Fair welcomes entertainers on the go this year
By Pat Muir
Oct 2, 2015
Every single person Joe Stoddard walks past reacts to him — heads turn, eyes widen, smiles appear.
Amid the sensory overload of the Central Washington State Fair, that’s really saying something. The fairgrounds are so loaded with potential stimuli that the surreal doesn’t even register half the time. This is a place where people walk past the psychic booth like it’s nothing. They ignore chocolate-covered bacon. They determine, subconsciously and in a split second, that the blinking lights and two-story Michael Jackson picture on the Moon Walker carnival ride don’t rate a second glance.
But they all react to Stoddard, a 64-year-old strumming a guitar and wearing a costume to make it look like he’s on horseback. The “horse” is named Manfred, and Stoddard learned ventriloquism just so he could make Manfred talk.

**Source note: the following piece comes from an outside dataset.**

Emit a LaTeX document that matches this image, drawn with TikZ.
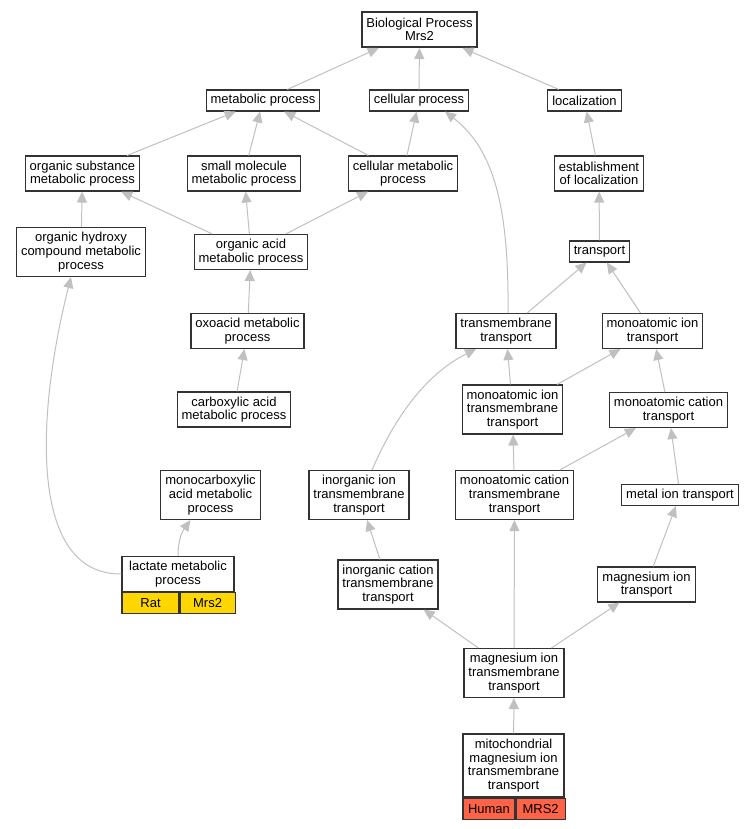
\documentclass[tikz,border=0pt]{standalone}
\usepackage{fontspec}
\setmainfont{Liberation Sans}
\usetikzlibrary{arrows.meta}
\definecolor{edgegray}{HTML}{C0C0C0}
\definecolor{ratgold}{HTML}{FFD700}
\definecolor{humanred}{HTML}{FF6347}
\begin{document}
\begin{tikzpicture}[>={Triangle[length=11pt,width=10pt]},x=1pt,y=-1pt,
	font=\fontsize{13}{13.7}\selectfont,
	term/.style={draw=black!80,line width=1.1pt,fill=white,align=center,inner xsep=4.5pt,inner ysep=3pt,minimum height=21pt},
	hh/.style={minimum height=35pt},
	hhh/.style={minimum height=49pt},
	hhhh/.style={minimum height=63pt},
	cell/.style={draw=black!80,line width=1.1pt,inner sep=0pt,minimum height=21pt,anchor=north west},
	edge/.style={->,draw=edgegray,line width=1pt}]
	\useasboundingbox (0,0) rectangle (755,829);
	% GO terms
	\node[term,hh,line width=2pt] (root) at (419.5,29.5) {Biological Process\\Mrs2};
	\node[term] (metab) at (263,100.5) {metabolic process};
	\node[term] (cellproc) at (419,100.5) {cellular process};
	\node[term] (localiz) at (584.5,100.5) {localization};
	\node[term,hh] (orgsub) at (82.5,173.5) {organic substance\\metabolic process};
	\node[term,hh] (smallmol) at (244,173.5) {small molecule\\metabolic process};
	\node[term,hh] (cellmet) at (403,173.5) {cellular metabolic\\process};
	\node[term,hh] (estab) at (599,173.5) {establishment\\of localization};
	\node[term,hhh] (hydroxy) at (81,252) {organic hydroxy\\compound metabolic\\process};
	\node[term,hh] (orgacid) at (251,252) {organic acid\\metabolic process};
	\node[term] (transp) at (599.5,251.5) {transport};
	\node[term,hh] (oxoacid) at (247.5,331) {oxoacid metabolic\\process};
	\node[term,hh] (tmtrans) at (506,331) {transmembrane\\transport};
	\node[term,hh] (monoion) at (652.5,331) {monoatomic ion\\transport};
	\node[term,hh] (carbox) at (234,409.5) {carboxylic acid\\metabolic process};
	\node[term,hhh] (monoiontm) at (512.5,409.5) {monoatomic ion\\transmembrane\\transport};
	\node[term,hh] (monocat) at (668.5,410) {monoatomic cation\\transport};
	\node[term,hhh] (monocarb) at (210.5,495) {monocarboxylic\\acid metabolic\\process};
	\node[term,hhh] (inorgion) at (359,495) {inorganic ion\\transmembrane\\transport};
	\node[term,hhh] (monocattm) at (514.5,495) {monoatomic cation\\transmembrane\\transport};
	\node[term] (metalion) at (680,495) {metal ion transport};
	\node[term,hh,minimum width=112pt] (lactate) at (178,574) {lactate metabolic\\process};
	\node[cell,fill=ratgold,minimum width=57pt] (ratorg) at (lactate.south west) {Rat};
	\node[cell,fill=ratgold,minimum width=55pt] (ratgene) at (ratorg.north east) {Mrs2};
	\node[term,hhh] (inorgcat) at (388,584.5) {inorganic cation\\transmembrane\\transport};
	\node[term,hh] (mgion) at (646.5,584.5) {magnesium ion\\transport};
	\node[term,hhh] (mgiontm) at (514,673) {magnesium ion\\transmembrane\\transport};
	\node[term,hhhh,minimum width=101pt] (mito) at (513.5,765.5) {mitochondrial\\magnesium ion\\transmembrane\\transport};
	\node[cell,fill=humanred,minimum width=52pt] (humorg) at (mito.south west) {Human};
	\node[cell,fill=humanred,minimum width=49pt] (humgene) at (humorg.north east) {MRS2};
	% is_a links, child to parent
	\foreach \c/\p in {metab/root,cellproc/root,localiz/root,orgsub/metab,smallmol/metab,
		cellmet/metab,cellmet/cellproc,estab/localiz,hydroxy/orgsub,orgacid/orgsub,
		orgacid/smallmol,orgacid/cellmet,transp/estab,oxoacid/orgacid,tmtrans/transp,
		monoion/transp,carbox/oxoacid,monoiontm/tmtrans,monoiontm/monoion,monocat/monoion,
		monocattm/monoiontm,monocattm/monocat,metalion/monocat,inorgcat/inorgion,
		mgion/metalion,mgiontm/inorgcat,mgiontm/monocattm,mgiontm/mgion,mito/mgiontm}
		\draw[edge] (\c) -- (\p);
	\draw[edge] (lactate.west) .. controls (30,575) and (35,420) .. ([xshift=-10pt]hydroxy.south);
	\draw[edge] (lactate.north) .. controls (178,540) and (182,532) .. ([xshift=-20pt]monocarb.south);
	\draw[edge] ([xshift=2pt]tmtrans.north) .. controls (509,210) and (495,150) .. ([xshift=26pt]cellproc.south);
	\draw[edge] ([xshift=13pt]inorgion.north) .. controls (398,410) and (430,372) .. ([xshift=-30pt]tmtrans.south);
\end{tikzpicture}
\end{document}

“I’ve got spurs, that jingle jangle jingle,” Stoddard sings while strolling the fairgrounds astride Manfred, and kids all around him tilt their heads in an attempt to make sense of what they’re seeing.
“Well, now I’ve seen everything I need to see,” says 63-year-old Whitney Brown of Sunnyside, after Stoddard serenades her with the old show tune “They Call the Wind Mariah.”
“It means so much for the little kids,” says Art Espinoza of Yakima, after Stoddard stops to let his pair of 4-year-old granddaughters pet Manfred. “They’re so innocent. To them, this is a big deal.”
That kind of reaction is just what fair officials were hoping for when they hired Stoddard.
Unlike acts that are on stage, removed from their audience, the walk-around acts interact with fairgoers directly.
Stoddard started playing guitar after hearing The Beatles for the first time as a child in the 1960s. He wanted to be a rock star. And he came closer than most, first with The Nite Walkers, a teenage band that made a minor splash on the Southern California scene, then with Longshore, Stoddard and Cole, (eventually just Stoddard and Cole), an acoustic band that over the years opened for the likes of The Beach Boys and Keith Urban.
But at some point, it became apparent that the club scene and party lifestyle wasn’t going to be a career that would provide for his family. He had to start treating it like a business, and that led him to the fair and festival circuit.
He created a one-man music-and-comedy stage show, and this year expanded his offerings by building the Manfred horse costume and embarking on a few walk-around gigs.
“I see myself more as an entertainer than as a musician,” Stoddard said in an interview in his dressing room. “So the form I take to entertain isn’t as important as just being able to entertain.”
Judging by the reactions he’s gotten at the Central Washington State Fair, it’s working. People keep approaching as Stoddard walks the grounds, strumming his guitar and singing duets with his horse.
A pair of kids, 3-year-old Emilio Robledo and 2-year-old Gabriel Robledo, corner him, laughing before he even says anything.
“They chased you from the SunDome,” their mother, Juditha Robledo, tells Stoddard. “They saw you from over there.”“I like the horse,” says Emilio, after Manfred chats him up for a minute. “He’s cool.”